After lunch, we got off-track ourselves when, heading for Sapulpa on 66, we decided to take a road that led to the charmingly-named town of Pretty Water. The road went for miles, then turned to gravel and continued for many more miles. We were no longer on Route 66, but we were enjoying seeing something we'd never seen before. The countryside was a mix of farms, dissheveled trailer homes, and newer construction on small horse farms. We ended up somewhere near Keystone Lake, but I'm still not exactly sure where we were. It was so unfamiliar that it honestly felt like a little vacation for me. But all good things must come to an end, and eventually our pretty little road hooked back into a major road that was familiar to Ron, so we took it back to Tulsa. It was a delightful way to spend a day!

Tuesday, December 1, 2009

Quik Trip (and I don't mean the convenience store)

This was the first actual day that I took "off" from my regular Tues., Thurs., Sat., and Sun. Afton Station schedule. I celebrated by. . . driving to Afton Station! LOL! Although I have let it be known that I'll basically only be open on weekends during the winter, I realize it's going to be difficult for me to stick to this schedule since, let's face it, I love driving up there!

So today, I did.

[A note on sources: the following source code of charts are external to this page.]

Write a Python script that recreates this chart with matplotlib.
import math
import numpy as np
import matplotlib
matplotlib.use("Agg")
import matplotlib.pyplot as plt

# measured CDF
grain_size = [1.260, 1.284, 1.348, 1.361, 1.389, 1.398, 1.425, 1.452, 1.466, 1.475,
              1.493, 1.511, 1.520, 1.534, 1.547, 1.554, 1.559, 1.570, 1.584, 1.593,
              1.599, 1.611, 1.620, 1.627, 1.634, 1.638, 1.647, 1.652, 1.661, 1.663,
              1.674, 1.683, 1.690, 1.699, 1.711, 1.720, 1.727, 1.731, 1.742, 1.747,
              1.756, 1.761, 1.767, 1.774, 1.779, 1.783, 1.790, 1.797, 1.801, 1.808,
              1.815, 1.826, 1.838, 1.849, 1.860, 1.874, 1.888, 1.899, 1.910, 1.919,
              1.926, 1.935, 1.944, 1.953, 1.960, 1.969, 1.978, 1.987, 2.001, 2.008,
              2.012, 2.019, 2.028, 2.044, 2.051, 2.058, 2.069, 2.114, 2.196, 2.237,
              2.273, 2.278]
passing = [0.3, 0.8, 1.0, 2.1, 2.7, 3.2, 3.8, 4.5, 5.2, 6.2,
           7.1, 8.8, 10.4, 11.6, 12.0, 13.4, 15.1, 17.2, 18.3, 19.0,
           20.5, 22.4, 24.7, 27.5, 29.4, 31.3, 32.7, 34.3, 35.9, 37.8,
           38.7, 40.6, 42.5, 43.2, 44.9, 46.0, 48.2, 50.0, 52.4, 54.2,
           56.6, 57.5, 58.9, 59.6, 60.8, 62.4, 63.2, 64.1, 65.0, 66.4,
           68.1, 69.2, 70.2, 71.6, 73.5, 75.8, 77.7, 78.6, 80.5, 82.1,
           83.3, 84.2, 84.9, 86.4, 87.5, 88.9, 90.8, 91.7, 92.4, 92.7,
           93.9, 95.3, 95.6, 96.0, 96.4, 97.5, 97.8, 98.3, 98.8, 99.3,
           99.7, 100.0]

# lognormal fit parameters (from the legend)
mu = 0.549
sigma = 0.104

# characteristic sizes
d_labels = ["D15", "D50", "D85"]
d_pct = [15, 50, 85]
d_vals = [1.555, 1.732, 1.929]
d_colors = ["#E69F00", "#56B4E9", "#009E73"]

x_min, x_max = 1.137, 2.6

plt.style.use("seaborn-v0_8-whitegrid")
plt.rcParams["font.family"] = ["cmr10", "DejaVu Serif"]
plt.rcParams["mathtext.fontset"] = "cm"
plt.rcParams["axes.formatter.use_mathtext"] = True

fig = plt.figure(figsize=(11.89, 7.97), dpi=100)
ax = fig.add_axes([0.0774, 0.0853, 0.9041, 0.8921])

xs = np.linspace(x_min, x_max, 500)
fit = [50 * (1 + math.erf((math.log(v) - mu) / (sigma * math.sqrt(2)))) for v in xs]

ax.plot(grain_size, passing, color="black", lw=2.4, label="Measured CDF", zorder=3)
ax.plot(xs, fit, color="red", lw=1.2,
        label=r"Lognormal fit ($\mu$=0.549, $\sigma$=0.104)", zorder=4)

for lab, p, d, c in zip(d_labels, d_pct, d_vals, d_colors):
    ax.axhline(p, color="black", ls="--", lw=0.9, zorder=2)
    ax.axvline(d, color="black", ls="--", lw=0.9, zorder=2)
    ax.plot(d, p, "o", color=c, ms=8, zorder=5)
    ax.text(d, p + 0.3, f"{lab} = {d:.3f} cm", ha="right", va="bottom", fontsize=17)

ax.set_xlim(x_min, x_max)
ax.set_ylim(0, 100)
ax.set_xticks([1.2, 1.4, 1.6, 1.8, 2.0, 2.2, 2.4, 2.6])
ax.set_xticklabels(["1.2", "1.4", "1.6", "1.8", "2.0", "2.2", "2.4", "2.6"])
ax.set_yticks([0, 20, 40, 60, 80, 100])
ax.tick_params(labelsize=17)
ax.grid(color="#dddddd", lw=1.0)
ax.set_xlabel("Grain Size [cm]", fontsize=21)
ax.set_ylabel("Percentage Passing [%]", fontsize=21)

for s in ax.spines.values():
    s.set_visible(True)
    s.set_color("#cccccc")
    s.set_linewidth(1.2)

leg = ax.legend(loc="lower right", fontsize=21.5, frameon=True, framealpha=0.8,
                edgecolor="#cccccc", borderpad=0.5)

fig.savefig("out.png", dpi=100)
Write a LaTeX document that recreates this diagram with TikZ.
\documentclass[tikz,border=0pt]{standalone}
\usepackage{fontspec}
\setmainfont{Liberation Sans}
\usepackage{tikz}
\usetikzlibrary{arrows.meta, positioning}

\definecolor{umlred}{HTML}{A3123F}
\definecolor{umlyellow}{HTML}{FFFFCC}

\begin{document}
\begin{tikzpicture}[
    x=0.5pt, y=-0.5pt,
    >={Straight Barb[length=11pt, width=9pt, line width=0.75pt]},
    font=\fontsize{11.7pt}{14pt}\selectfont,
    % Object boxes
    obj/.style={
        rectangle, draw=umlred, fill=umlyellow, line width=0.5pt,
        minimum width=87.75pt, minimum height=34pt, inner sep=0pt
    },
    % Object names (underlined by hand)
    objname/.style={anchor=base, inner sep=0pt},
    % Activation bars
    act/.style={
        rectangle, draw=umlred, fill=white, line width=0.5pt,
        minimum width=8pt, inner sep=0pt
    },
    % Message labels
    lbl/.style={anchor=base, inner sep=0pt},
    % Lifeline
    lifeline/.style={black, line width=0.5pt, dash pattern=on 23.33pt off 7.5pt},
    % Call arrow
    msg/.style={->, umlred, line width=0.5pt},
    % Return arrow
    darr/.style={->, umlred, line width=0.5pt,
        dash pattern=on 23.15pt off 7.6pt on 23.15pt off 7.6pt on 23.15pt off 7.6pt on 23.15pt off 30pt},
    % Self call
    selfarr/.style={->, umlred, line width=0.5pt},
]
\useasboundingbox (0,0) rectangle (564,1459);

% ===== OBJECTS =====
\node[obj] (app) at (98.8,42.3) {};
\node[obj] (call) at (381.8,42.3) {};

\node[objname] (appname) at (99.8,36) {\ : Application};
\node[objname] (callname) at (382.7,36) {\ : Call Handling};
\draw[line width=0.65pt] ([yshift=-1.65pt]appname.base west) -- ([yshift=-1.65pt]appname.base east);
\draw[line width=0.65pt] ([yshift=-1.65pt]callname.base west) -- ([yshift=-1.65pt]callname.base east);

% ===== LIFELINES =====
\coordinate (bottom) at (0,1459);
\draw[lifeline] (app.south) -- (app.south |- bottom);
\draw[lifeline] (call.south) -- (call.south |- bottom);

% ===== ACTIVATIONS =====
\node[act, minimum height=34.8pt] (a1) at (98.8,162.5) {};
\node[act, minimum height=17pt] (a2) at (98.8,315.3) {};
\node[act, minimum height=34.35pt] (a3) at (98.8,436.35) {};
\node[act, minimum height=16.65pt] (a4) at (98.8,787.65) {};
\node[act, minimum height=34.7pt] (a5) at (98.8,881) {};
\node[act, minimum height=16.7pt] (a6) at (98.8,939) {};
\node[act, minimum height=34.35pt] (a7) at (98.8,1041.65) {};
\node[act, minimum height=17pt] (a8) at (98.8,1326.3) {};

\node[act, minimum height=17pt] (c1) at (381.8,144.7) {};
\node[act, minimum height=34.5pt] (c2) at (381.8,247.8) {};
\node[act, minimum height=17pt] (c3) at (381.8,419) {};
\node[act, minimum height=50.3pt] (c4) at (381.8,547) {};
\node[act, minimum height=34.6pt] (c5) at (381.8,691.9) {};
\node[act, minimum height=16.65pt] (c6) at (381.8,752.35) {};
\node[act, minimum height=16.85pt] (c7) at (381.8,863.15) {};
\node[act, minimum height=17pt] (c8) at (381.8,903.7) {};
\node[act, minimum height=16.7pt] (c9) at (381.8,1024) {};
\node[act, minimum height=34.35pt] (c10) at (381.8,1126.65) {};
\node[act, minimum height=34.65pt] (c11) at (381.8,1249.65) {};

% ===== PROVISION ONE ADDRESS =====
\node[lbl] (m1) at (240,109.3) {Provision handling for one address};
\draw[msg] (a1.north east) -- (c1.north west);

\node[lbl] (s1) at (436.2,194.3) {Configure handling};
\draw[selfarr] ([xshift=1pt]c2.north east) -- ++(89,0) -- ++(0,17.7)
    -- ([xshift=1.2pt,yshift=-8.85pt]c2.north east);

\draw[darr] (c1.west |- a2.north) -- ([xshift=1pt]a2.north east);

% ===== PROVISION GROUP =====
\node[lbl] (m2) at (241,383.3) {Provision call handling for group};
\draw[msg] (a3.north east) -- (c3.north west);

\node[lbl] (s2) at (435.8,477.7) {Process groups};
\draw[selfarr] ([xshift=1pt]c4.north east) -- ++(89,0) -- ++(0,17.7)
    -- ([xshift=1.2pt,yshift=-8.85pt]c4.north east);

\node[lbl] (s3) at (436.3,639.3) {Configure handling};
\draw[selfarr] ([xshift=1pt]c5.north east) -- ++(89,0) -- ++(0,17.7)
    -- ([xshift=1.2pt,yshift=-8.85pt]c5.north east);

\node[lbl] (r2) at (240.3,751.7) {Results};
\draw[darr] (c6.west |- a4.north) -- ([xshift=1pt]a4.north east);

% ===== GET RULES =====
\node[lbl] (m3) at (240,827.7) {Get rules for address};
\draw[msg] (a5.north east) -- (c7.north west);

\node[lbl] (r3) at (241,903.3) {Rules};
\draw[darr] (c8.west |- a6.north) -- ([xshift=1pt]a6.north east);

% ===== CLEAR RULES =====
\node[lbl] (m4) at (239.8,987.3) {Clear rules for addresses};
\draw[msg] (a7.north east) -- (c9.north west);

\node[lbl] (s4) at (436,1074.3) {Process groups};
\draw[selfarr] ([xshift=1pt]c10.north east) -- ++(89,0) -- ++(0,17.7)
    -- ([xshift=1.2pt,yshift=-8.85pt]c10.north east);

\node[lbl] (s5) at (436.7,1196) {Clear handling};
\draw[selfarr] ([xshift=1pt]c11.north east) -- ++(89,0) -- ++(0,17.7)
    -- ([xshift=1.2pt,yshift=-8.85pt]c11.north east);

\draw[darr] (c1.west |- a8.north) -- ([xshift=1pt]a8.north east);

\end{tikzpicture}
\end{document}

I had a good excuse. Yesterday I picked up some foam material that David needed for his motor home, since it was only available in Tulsa. So I took it to him and spent a little time (very little -- I didn't even turn on the heat) at the Station. I did close out the November books, which took mere minutes since we only had 158 visitors for the month. I was, of course, grateful for all of their visits, and even for the average $1.99/person they spent. I didn't get rich in November! :-)

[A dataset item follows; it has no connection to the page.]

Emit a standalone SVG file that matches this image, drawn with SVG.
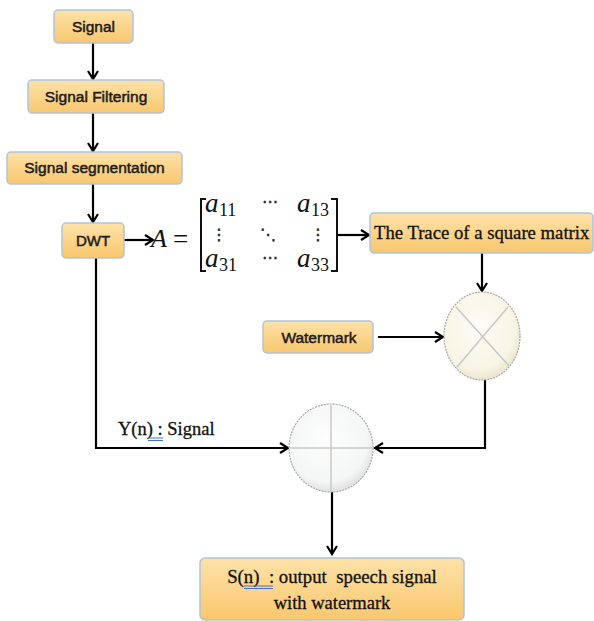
<svg xmlns="http://www.w3.org/2000/svg" width="594" height="621" viewBox="0 0 594 621">
<defs>
<linearGradient id="boxFill" x1="0" y1="0" x2="0" y2="1">
<stop offset="0" stop-color="#FEE2A8"/>
<stop offset="1" stop-color="#F8C76E"/>
</linearGradient>
<radialGradient id="creamFill" cx="0.45" cy="0.4" r="0.6">
<stop offset="0" stop-color="#FDFCF6"/>
<stop offset="0.8" stop-color="#F8F5E6"/>
<stop offset="1" stop-color="#ECE6CC"/>
</radialGradient>
<radialGradient id="greyFill" cx="0.45" cy="0.4" r="0.6">
<stop offset="0" stop-color="#FDFDFD"/>
<stop offset="0.8" stop-color="#F5F6F6"/>
<stop offset="1" stop-color="#E2E2E2"/>
</radialGradient>
<marker id="arr" markerWidth="12" markerHeight="12" refX="10" refY="6" orient="auto" markerUnits="userSpaceOnUse">
<path d="M2,1 L10,6 L2,11" fill="none" stroke="#000" stroke-width="2.2"/>
</marker>
</defs>
<style>
.box{fill:url(#boxFill);stroke:#AFC3E0;stroke-width:1.5}
.sans{font-family:"Liberation Sans",Arial,sans-serif;font-size:15.5px;fill:#1c1c1c;stroke:#1c1c1c;stroke-width:0.5;text-anchor:middle}
.serif{font-family:"Liberation Serif","Times New Roman",serif;fill:#111;stroke:#111;stroke-width:0.3}
.math{font-family:"Liberation Serif","DejaVu Serif",serif;font-style:italic;fill:#111}
.sub{font-family:"Liberation Serif","DejaVu Serif",serif;font-size:18px;fill:#111}
.dots{font-family:"DejaVu Sans",sans-serif;font-size:16px;fill:#222;stroke:#222;stroke-width:0.4;text-anchor:middle}
.conn{fill:none;stroke:#000;stroke-width:2.2}
.guide{stroke:#C8C8C4;stroke-width:1.5}
.uline{stroke:#4472C4;stroke-width:1}
</style>

<g id="connectors">
<line class="conn" x1="93" y1="43" x2="93" y2="79" marker-end="url(#arr)"/>
<line class="conn" x1="93" y1="113" x2="93" y2="151" marker-end="url(#arr)"/>
<line class="conn" x1="93" y1="184" x2="93" y2="222" marker-end="url(#arr)"/>
<line class="conn" x1="124" y1="240" x2="153" y2="240" marker-end="url(#arr)"/>
<line class="conn" x1="337" y1="235" x2="369" y2="235" marker-end="url(#arr)"/>
<line class="conn" x1="482" y1="253" x2="482" y2="291" marker-end="url(#arr)"/>
<line class="conn" x1="378" y1="337" x2="443" y2="337" marker-end="url(#arr)"/>
<path class="conn" d="M96,258 V448 H288" marker-end="url(#arr)"/>
<path class="conn" d="M485,380 V448 H375" marker-end="url(#arr)"/>
<line class="conn" x1="332" y1="492" x2="332" y2="554" marker-end="url(#arr)"/>
</g>

<g id="signal">
<rect class="box" x="54" y="10" width="79" height="33" rx="4"/>
<text class="sans" x="93.5" y="32">Signal</text>
</g>
<g id="signal-filtering">
<rect class="box" x="28" y="80" width="136" height="33" rx="4"/>
<text class="sans" x="96" y="102">Signal Filtering</text>
</g>
<g id="signal-segmentation">
<rect class="box" x="7" y="152" width="175" height="32" rx="4"/>
<text class="sans" x="94.5" y="173">Signal segmentation</text>
</g>
<g id="dwt">
<rect class="box" x="62" y="223" width="62" height="35" rx="4"/>
<text class="sans" x="93" y="246" style="font-size:15px">DWT</text>
</g>

<g id="matrix">
<text class="math" x="151" y="247" style="font-size:26px">A</text>
<text x="173" y="248" style="font-family:'Liberation Serif',serif;font-size:27px;fill:#111">=</text>
<path d="M206,199 H201 V271 H206" fill="none" stroke="#111" stroke-width="2"/>
<path d="M331,199 H337 V271 H331" fill="none" stroke="#111" stroke-width="2"/>
<text class="math" x="205" y="212" style="font-size:27px">a</text>
<text class="sub" x="219" y="216">11</text>
<text class="dots" x="270" y="207">⋯</text>
<text class="math" x="297" y="212" style="font-size:27px">a</text>
<text class="sub" x="311" y="216">13</text>
<text class="dots" x="219" y="240">⋮</text>
<text class="dots" x="268" y="240">⋱</text>
<text class="dots" x="318" y="240">⋮</text>
<text class="math" x="205" y="267" style="font-size:27px">a</text>
<text class="sub" x="219" y="271">31</text>
<text class="dots" x="270" y="263">⋯</text>
<text class="math" x="297" y="267" style="font-size:27px">a</text>
<text class="sub" x="311" y="271">33</text>
</g>

<g id="trace">
<rect class="box" x="370" y="213" width="223" height="40" rx="4"/>
<text class="serif" x="374" y="239" style="font-size:18.7px">The Trace of a square matrix</text>
</g>

<g id="watermark">
<rect class="box" x="263" y="321" width="110" height="32" rx="4"/>
<text class="sans" x="319" y="343">Watermark</text>
</g>

<g id="multiplier">
<ellipse cx="482" cy="336" rx="38" ry="44" fill="url(#creamFill)" stroke="#A8A8A0" stroke-width="1.2" stroke-dasharray="2,1"/>
<line class="guide" x1="456" y1="307" x2="509" y2="366"/>
<line class="guide" x1="508" y1="307" x2="457" y2="367"/>
</g>

<g id="adder">
<ellipse cx="331" cy="448" rx="42" ry="44" fill="url(#greyFill)" stroke="#A8A8A8" stroke-width="1.2" stroke-dasharray="2,1"/>
<line class="guide" x1="290" y1="448" x2="372" y2="448"/>
<line class="guide" x1="331" y1="405" x2="331" y2="491"/>
</g>

<g id="y-label">
<text class="serif" x="118" y="435" style="font-size:18.5px">Y(n) : Signal</text>
<line class="uline" x1="148" y1="438" x2="163" y2="438"/>
<line class="uline" x1="148" y1="440.5" x2="163" y2="440.5"/>
</g>

<g id="output">
<rect class="box" x="200" y="558" width="264" height="62" rx="5"/>
<text class="serif" x="332" y="583" text-anchor="middle" style="font-size:18.8px;white-space:pre" xml:space="preserve">S(n)  : output  speech signal</text>
<text class="serif" x="332" y="609" text-anchor="middle" style="font-size:18.5px">with watermark</text>
<line class="uline" x1="244" y1="586" x2="273" y2="586"/>
<line class="uline" x1="244" y1="588.5" x2="273" y2="588.5"/>
</g>
</svg>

I drove up to Grove to deliver some Afton Station brochures they had requested at the Grand Lake Visitors' Center, but they were closed. :-(

On the way back to Tulsa, I just had to do something Route 66-ish, so I stopped at the Blue Whale in Catoosa. You've all seen photos of the whale himself ad nauseum, so I decided to photograph some of the other buildings on the site, or what's left of them. Some folks don't know that the Blue Whale itself was part of a larger -- but still small -- amusement park, privately owned. It included a replica of Noah's Ark and several other buildings. All that's left of those other edifices are the bones, and plenty of "No Trespassing" signs because of their instability. Here are a few pictures:
What's left of Noah's Ark
No ducks here. Just a warning of a low doorway.
Ticket booth
Someone has done some more recent painting.

I wish I'd been around to see the Blue Whale park in its heyday. There was swimming, a snack bar, and other attractions. Sometimes it hurts to know that I missed out on some of those old-time fun places.